I swear, they’re getting closer and closer. Now, some call me paranoid (I prefer “imaginative”), but I have seriously imagined this happening ever since that first sighting. Sometimes I’ll be walking to the gym and try to decide what I would do if I saw a mountain lion walking down the street toward me. There’s also a hawk that likes to circle around, and I’ve also decided that it’s a mutant hawk with really bad vision, so one of these days it will think I’m a mouse or something, and fly down and attack me. Nature is clearly out to get me. But luckily, I’ll be prepared.
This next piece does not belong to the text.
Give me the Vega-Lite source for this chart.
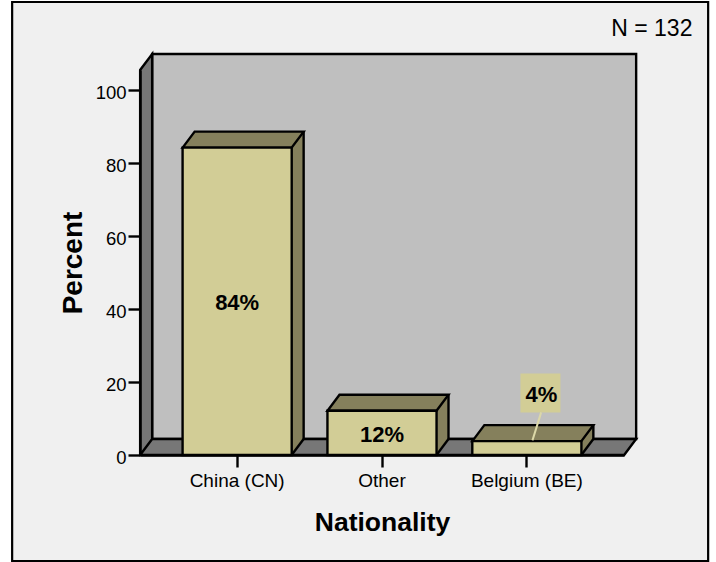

The bottom of the flyer, I must say, reads a little bit like the Happy Fun Ball warning. I know the police department is trying to help, but come on:
* Do not hike or run alone
* Do not approach a lion
* Do not run or turn your back to a lion
* Do not crouch down or bend over
* Do keep your children close to you
* Do all you can to appear larger
* Do fight back if attacked
Happy Birthday, Graham.
I remember Happy Fun Ball fondly, and in fact, it was the nickname for an old friend with a dangerous temper.
Your link for the creepy Christian propaganda isn’t as good as this one:
http://objective.jesussave.us/babyj.html
but the whole site is a parody by the fine folks at Landover Baptist.